Cate Blanchett Couldn’t Contain Her Reaction to Losing the Oscar to Marion Cotillard
The tension of an awards cycle can create ugly feelings between actors. At the end of the night, most nominees don’t go home with a trophy. And competition can bring out the worst in people. Losing hurts when you care — unless you’re Cate Blanchett.
At the 2008 Academy Awards, rather than show disappointment that it wasn’t her name inside the sacred envelope, Blanchett was delighted on behalf of her fellow thespian.
Cate Blanchett has been a brilliantly elegant performer for decades
Blanchett began her acting career in the early ’90s via plays and TV shows in her native Australia. Her talent was apparent from the beginning, earning critical and popular acclaim for her work with the Sydney Theatre Company. Blanchett made her movie debut in 1997’s Paradise Road. By the end of the next year, she was pegged as a future star.
She introduced herself to a global audience by playing the titular Queen of England in Elizabeth. This led to her first Oscar nomination for Best Actress. Since then, she’s been one of the most consistent and highly-regarded actors of her time.
Blanchett has won two Academy Awards: one for The Aviator in 2005 and one for Blue Jasmine in 2014. She also received nominations for her work in The Aviator, Notes on a Scandal (2007), Elizabeth: The Golden Age, I’m Not There (both in 2008), and Carol (2016).
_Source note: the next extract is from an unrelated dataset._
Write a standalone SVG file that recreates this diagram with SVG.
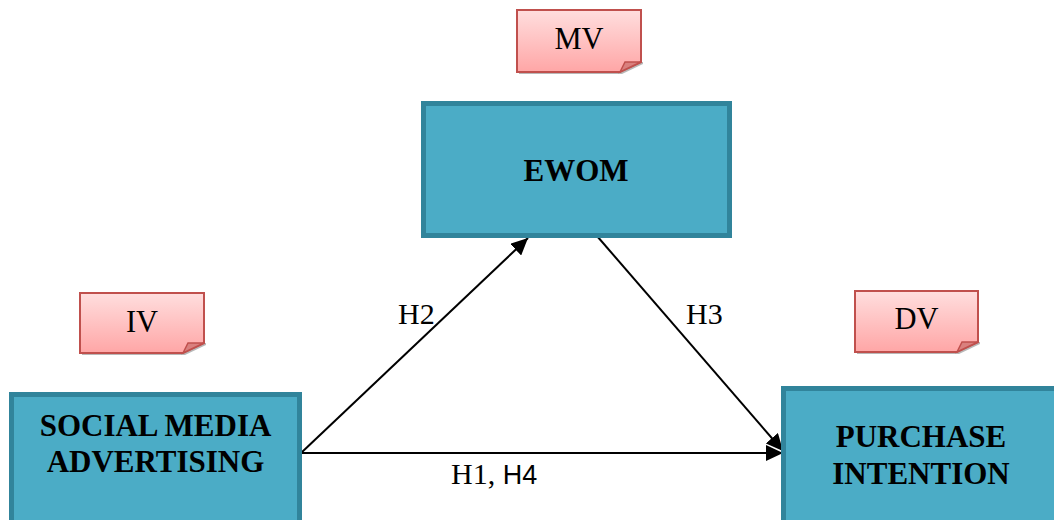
<svg xmlns="http://www.w3.org/2000/svg" width="1054" height="520" viewBox="0 0 1054 520">
<style>
.box{fill:#4BACC6;stroke:#31849B;stroke-width:5}
.bt{font-family:'Liberation Serif','DejaVu Serif',serif;font-weight:bold;font-size:31px;fill:#000;text-anchor:middle}
.note{fill:url(#pink);stroke:#C0504D;stroke-width:2}
.fold{fill:#D9807E;stroke:#C0504D;stroke-width:1.5}
.shadow{fill:#9a9a9a;opacity:0.7}
.nt{font-family:'Liberation Serif','DejaVu Serif',serif;font-size:30.5px;fill:#000;text-anchor:middle}
.lbl{font-family:'Liberation Serif','DejaVu Serif',serif;font-size:30px;fill:#000}
.sans{font-family:'Liberation Sans','DejaVu Sans',sans-serif;font-size:27px}
.edge{stroke:#000;stroke-width:2;fill:none}
</style>
<defs>
<linearGradient id="pink" x1="0" y1="0" x2="0" y2="1">
<stop offset="0" stop-color="#FFDEDE"/>
<stop offset="1" stop-color="#FFA6A6"/>
</linearGradient>
<marker id="arr" markerUnits="userSpaceOnUse" markerWidth="18" markerHeight="16" refX="17" refY="8" orient="auto">
<path d="M0,0 L17,8 L0,16 z" fill="#000"/>
</marker>
</defs>
<rect width="1054" height="520" fill="#fff"/>

<g id="connectors">
<line class="edge" x1="301" y1="453" x2="528" y2="238" marker-end="url(#arr)"/>
<line class="edge" x1="597" y1="236" x2="783" y2="451" marker-end="url(#arr)"/>
<line class="edge" x1="301" y1="453" x2="783" y2="453" marker-end="url(#arr)"/>
<text class="lbl" x="398" y="324">H2</text>
<text class="lbl" x="686" y="324">H3</text>
<text class="lbl" x="451" y="484">H1, <tspan class="sans">H4</tspan></text>
</g>

<g id="ewom">
<rect class="box" x="423.5" y="103.5" width="306" height="132"/>
<text class="bt" x="576" y="181">EWOM</text>
</g>

<g id="sma">
<rect class="box" x="11.5" y="394.5" width="288" height="200"/>
<text class="bt" x="155.5" y="436">SOCIAL MEDIA</text>
<text class="bt" x="155.5" y="472">ADVERTISING</text>
</g>

<g id="pi">
<rect class="box" x="783.5" y="388.5" width="300" height="200"/>
<text class="bt" x="921" y="447">PURCHASE</text>
<text class="bt" x="921" y="484">INTENTION</text>
</g>

<g id="mv">
<path class="shadow" d="M519,72 L620,72 L641,62 L643,62 L643,64 L622,74 L519,74 z"/>
<path class="note" d="M517,10 L641,10 L641,62 L620,72 L517,72 z"/>
<path class="fold" d="M620,72 L625,62 L641,62 z"/>
<text class="nt" x="579" y="49">MV</text>
</g>

<g id="iv">
<path class="shadow" d="M82,353 L183,353 L204,343 L206,343 L206,345 L185,355 L82,355 z"/>
<path class="note" d="M80,293 L204,293 L204,343 L183,353 L80,353 z"/>
<path class="fold" d="M183,353 L188,343 L204,343 z"/>
<text class="nt" x="142" y="332">IV</text>
</g>

<g id="dv">
<path class="shadow" d="M857,352 L957,352 L978,342 L980,342 L980,344 L959,354 L857,354 z"/>
<path class="note" d="M855,291 L978,291 L978,342 L957,352 L855,352 z"/>
<path class="fold" d="M957,352 L962,342 L978,342 z"/>
<text class="nt" x="916.5" y="329">DV</text>
</g>
</svg>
Blanchett has also shown an aptitude for more mainstream entertainment. She’s portrayed the Elf Queen Galadriel in the Lord Of The Rings trilogy and joining the Marvel Cinematic Universe in Thor: Ragnarok.
Blanchett was a good sport about losing to Marion Cotillard in 2008
Blanchett was as happy as anyone at the 2008 Academy Awards even though she went home empty-handed. In 2007, she was nominated alongside Julie Christie in Away from Her, Laura Linney in The Savages, Marion Cotillard in La Vie en Rose, and Ellen Page (now Elliot Page) in Juno. Cotillard won the prize. As you can see from the video above, Blanchett was ecstatic about the final decision.
It probably helps that she already had an Oscar in her name at that point. But it’s nice to see that Blanchett wasn’t so caught up in the rat race that she couldn’t appreciate another woman’s gift for the craft. Cotillard’s response — short of breath and beaming with pride — is also notable.
The awards cycle sees less prestigious shows build a consensus around certain categories. So there are very few surprises by the time the Academy Awards take place. Even accounting for the fact that the actors fundamentally need to be able to recreate emotions at the drop of a hat, it’s tough to think of a scenario where an award winner would be so overcome by the moment the way Cotillard was.
Cate Blanchett’s recent roles are less serious, but she’s tackling bigger topics offscreen
Blanchett has made notable comments about the difficulties that come with being an aging actor. Her disillusionment may play a role in the roles she chose in recent years.
She is the lead in Tár, the first movie from filmmaker Todd Field since 2006. But Blanchett’s next roles are targeted at a more general audience: voicing Sprezzatura the Monkey in Guillermo del Toro’s Pinocchio and playing Lilith in Borderlands, an adaptation of the video game franchise.
The 53-year-old is focusing some of her energy on a more pressing issue than the future of her career. Blanchett is the co-host of Climate of Change with her friend and clean energy businessman Danny Kennedy.
If there’s any resource the planet has in overwhelming supply, it’s podcasts, something she acknowledged to The Guardian. But Blanchett is entering the space with an earnest desire to help others. “What we’re trying to do with the podcast is to turn the magnet toward optimism in these incredibly pessimistic times,” she said.
There are an endless amount of stories about how dire the climate situation is and the lack of substantial response from most governments and megacorporations. But Climate of Change attempts to show tangible evidence of real-life solutions that are being enacted on a smaller scale.
Blanchett practices what she preaches by owning an electric car. She also helped push for the installation of 1,906 solar panels and other renewable programs on the buildings the Sydney Theatre Company operates out of.
Blanchett shares the anguish of maintaining hope in an increasingly dystopic world. But she remains resolute that things can get better if we can work collectively.
“In the last two years, there’s been a real emotional and psychological reckoning that we’ve all been through, on top of the environmental crisis. But out of that comes a chance for renewal and we’d be crazy not to take it,” she explains.